Q: Mike, you haven't had much to say about Jimmy Garoppolo, but everything I have heard has been pretty bad. Has he been as poor as advertised and what was the point of that pick? The semi-annual waste of a top-100 pick on a QB (O'Connell #94, Mallett #74, Garoppolo #62) is mind-boggling. Why didn't they just pay Hoyer or some other proven backup? The Patriots' thinking here is lost on me. Thanks for the feedback. -- Stephen (Framingham, Mass.)
A: Stephen, Garoppolo has struggled. Most rookie quarterbacks do. There are two factors for the Patriots when they invest a high draft choice at the position -- economics and insurance. There's only so much you can pay each position because of the salary cap, and the market value for a top backup quarterback is around $4 million per season. It's hard to pay that when you have Brady already accounting for a significant total of the cap. So the best combination of economics and insurance is often in the draft, and we've heard Belichick share his opinion on how if you don't have that position layered accordingly, you put the whole team at risk.
Q: Hey Mike, I saw your roster projections and I'm curious about something. You say Josh Boyce isn't a surefire lock and that's understandable. My question is, if Boyce lands on the practice squad, who benefits from that? -- Scott (Quincy, Mass.)
A: I don't think it would be another receiver, Scott.

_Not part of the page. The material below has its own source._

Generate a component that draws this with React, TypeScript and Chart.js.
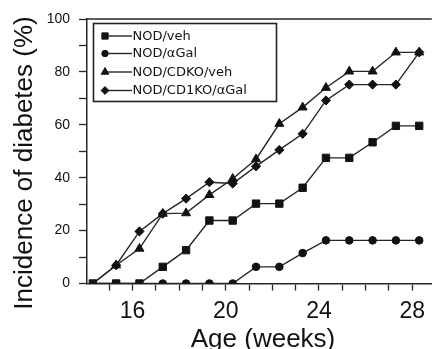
import React, { useEffect, useRef } from 'react';
import { Chart, registerables } from 'chart.js';

Chart.register(...registerables);

// ---- data ----
const WEEKS = [14.3, 15.3, 16.3, 17.3, 18.3, 19.3, 20.3, 21.3, 22.3, 23.3, 24.3, 25.3, 26.3, 27.3, 28.3];
const NOD_VEH = [0, 0, 0, 6.3, 12.6, 23.8, 23.8, 30.2, 30.2, 36.2, 47.5, 47.5, 53.4, 59.6, 59.6];
const NOD_AGAL = [0, 0, 0, 0, 0, 0, 0, 6.3, 6.3, 11.5, 16.3, 16.3, 16.3, 16.3, 16.3];
const CDKO_VEH = [0, 6.9, 13.2, 26.4, 26.6, 33.5, 39.6, 47, 60.4, 66.6, 74, 80.2, 80.2, 87.4, 87.4];
const CD1KO_AGAL = [0, 6.9, 19.7, 26.4, 32.1, 38.3, 37.8, 44.3, 50.5, 56.6, 69.2, 75.2, 75.2, 75.2, 87.4];

const SERIES_NAMES = ['NOD/veh', 'NOD/\u03b1Gal', 'NOD/CDKO/veh', 'NOD/CD1KO/\u03b1Gal'];
const X_TICKS = [15, 16, 17, 18, 19, 20, 21, 22, 23, 24, 25, 26, 27, 28];
const X_LABELS = [16, 20, 24, 28];
const Y_LABELS = [0, 20, 40, 60, 80, 100];
const X_TITLE = 'Age (weeks)';
const Y_TITLE = 'Incidence of diabetes (%)';

const INK = '#121212';
const LINE = '#262626';
const SANS = '"Liberation Sans", Arial, sans-serif';
const LEGEND_FONT = '"DejaVu Sans", Verdana, sans-serif';

const STYLES = ['rect', 'circle', 'triangle', 'rectRot'];
const RADII = [5.2, 3.8, 5.2, 4.6];

function drawMarker(ctx: CanvasRenderingContext2D, style: string, x: number, y: number, r: number) {
  ctx.beginPath();
  if (style === 'rect') {
    const h = r * Math.SQRT1_2;
    ctx.rect(x - h, y - h, 2 * h, 2 * h);
  } else if (style === 'circle') {
    ctx.arc(x, y, r, 0, Math.PI * 2);
  } else if (style === 'triangle') {
    for (let i = 0; i < 3; i++) {
      const a = -Math.PI / 2 + (i * 2 * Math.PI) / 3;
      const px = x + Math.cos(a) * r;
      const py = y + Math.sin(a) * r;
      if (i === 0) ctx.moveTo(px, py);
      else ctx.lineTo(px, py);
    }
    ctx.closePath();
  } else {
    ctx.moveTo(x, y - r);
    ctx.lineTo(x + r, y);
    ctx.lineTo(x, y + r);
    ctx.lineTo(x - r, y);
    ctx.closePath();
  }
  ctx.fill();
  ctx.stroke();
}

const decorPlugin = {
  id: 'decor',
  afterDraw(chart: any) {
    const ctx: CanvasRenderingContext2D = chart.ctx;
    const { left, right, top } = chart.chartArea;
    ctx.save();
    // top frame line
    ctx.strokeStyle = LINE;
    ctx.lineWidth = 1.5;
    ctx.beginPath();
    ctx.moveTo(left, top);
    ctx.lineTo(right, top);
    ctx.stroke();

    // axis titles
    ctx.fillStyle = INK;
    ctx.font = `26px ${SANS}`;
    ctx.textAlign = 'center';
    ctx.textBaseline = 'alphabetic';
    ctx.fillText(X_TITLE, 263, 346.5);

    ctx.save();
    ctx.translate(32, 163);
    ctx.rotate(-Math.PI / 2);
    ctx.font = `26px ${SANS}`;
    ctx.fillText(Y_TITLE, 0, 0);
    ctx.restore();

    // legend box
    ctx.strokeStyle = '#222';
    ctx.lineWidth = 1.6;
    ctx.strokeRect(93.5, 23.5, 183, 78);
    const rowsY = [36, 53.5, 72, 90.5];
    ctx.font = `13px ${LEGEND_FONT}`;
    ctx.textAlign = 'left';
    ctx.textBaseline = 'middle';
    SERIES_NAMES.forEach((name, i) => {
      const y = rowsY[i];
      ctx.strokeStyle = LINE;
      ctx.lineWidth = 1.4;
      ctx.beginPath();
      ctx.moveTo(105, y);
      ctx.lineTo(132, y);
      ctx.stroke();
      ctx.fillStyle = INK;
      ctx.strokeStyle = INK;
      ctx.lineWidth = 1;
      drawMarker(ctx, STYLES[i], 105, y, RADII[i] * 0.85);
      ctx.fillStyle = INK;
      ctx.fillText(name, 132.5, y + 0.5);
    });
    ctx.restore();
  },
};

export default function App() {
  const ref = useRef<HTMLCanvasElement | null>(null);

  useEffect(() => {
    if (!ref.current) return;
    const seriesData = [NOD_VEH, NOD_AGAL, CDKO_VEH, CD1KO_AGAL];
    const datasets = seriesData.map((vals, i) => ({
      label: SERIES_NAMES[i],
      data: vals.map((v, j) => ({ x: WEEKS[j], y: v })),
      borderColor: LINE,
      borderWidth: 1.4,
      backgroundColor: INK,
      pointStyle: STYLES[i],
      pointRadius: (c: any) => {
        if (i === 1 && c.dataIndex < 3) return 0;
        if (i >= 2 && c.dataIndex === 0) return 0;
        return RADII[i];
      },
      pointBackgroundColor: INK,
      pointBorderColor: INK,
      pointBorderWidth: 1,
      tension: 0,
      fill: false,
    }));

    const chart = new Chart(ref.current, {
      type: 'line',
      data: { datasets },
      options: {
        animation: false,
        responsive: false,
        maintainAspectRatio: false,
        layout: { padding: { top: 19, right: 0, left: 0, bottom: 0 } },
        plugins: { legend: { display: false }, tooltip: { enabled: false }, title: { display: false } },
        scales: {
          x: {
            type: 'linear',
            min: 14.05,
            max: 28.84,
            afterBuildTicks: (s: any) => {
              s.ticks = X_TICKS.map((v) => ({ value: v }));
            },
            afterFit: (s: any) => {
              s.height = 65.5;
            },
            ticks: {
              autoSkip: false,
              maxRotation: 0,
              minRotation: 0,
              padding: 7,
              color: INK,
              font: { family: SANS, size: 23 },
              callback: (v: any) => (X_LABELS.includes(Number(v)) ? String(v) : ''),
            },
            grid: { drawOnChartArea: false, drawTicks: true, tickLength: 7, tickColor: LINE, tickWidth: 1.3 },
            border: { color: LINE, width: 1.5 },
          },
          y: {
            type: 'linear',
            min: 0,
            max: 100,
            afterFit: (s: any) => {
              s.width = 87;
            },
            ticks: {
              stepSize: 10,
              padding: 9,
              color: INK,
              font: { family: SANS, size: 14 },
              callback: (v: any) => (Y_LABELS.includes(Number(v)) ? String(v) : ''),
            },
            grid: { drawOnChartArea: false, drawTicks: true, tickLength: 8, tickColor: LINE, tickWidth: 1.3 },
            border: { color: LINE, width: 1.5 },
          },
        },
      },
      plugins: [decorPlugin],
    });
    return () => chart.destroy();
  }, []);

  return (
    <div style={{ position: 'fixed', left: 0, top: 0, width: 438, height: 349, background: '#fff' }}>
      <canvas ref={ref} width={438} height={349} style={{ display: 'block', width: 438, height: 349 }} />
    </div>
  );
}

It could be a third tight end or another defensive back or special-teamer.
Q: Who has the best chance of winning the kick returner role? Do you see this year being an improvement over last year? -- Ashley (Worcester, Mass.)
A: Ashley, Boyce has been taking a lot of reps there, as has rookie running back James White. They look like the top two candidates right now.
Q: Hey Mike, not that I'm expecting anything great from him, but there has not been a single mention of undrafted tight end Asa Watson so far in your notes this preseason. Any reason for that? Is he just clearly not going to make the team? Or not even practicing at all? -- Matt (New York)
A: Matt, Watson has been practicing and I don't see him on the final 53-man roster. If he sticks, it would be the practice squad. He seems to work hard and have a fairly good grasp on what to do, but I just don't see any off-the-charts traits or skills that would warrant him sticking on the final roster.
Q: Hey Mike, what have your opinions been on the TE position outside of Rob Gronkowski? Do you feel like there is sufficient depth there in terms of pass-catching if (perish the thought) Gronk gets hurt again? -- Eamonn Quinn (Istanbul, Turkey)
A: D.J. Williams and Justin Jones are the top candidates, Eamonn, and each has some good things going for them. Williams runs well and played in two games for the team last year, while also factoring into the special-teams mix. Jones is 6-foot-8 and the size is appealing, especially in the red zone. I don't think they're going to build the offense around the position, but those players could fill roles as long as they aren't relied on too heavily early.
Q: Mike, we will be at the joint practices Wednesday. Any tips on best viewing locations? Have the Pats been signing autographs? -- Brian (Virginia)
A: Brian, it seemed like the folks who got there early Monday went straight to the sideline so they could as close as possible. I saw some Patriots players sign autographs, but I'm not sure if it was full participation. Enjoy the practices.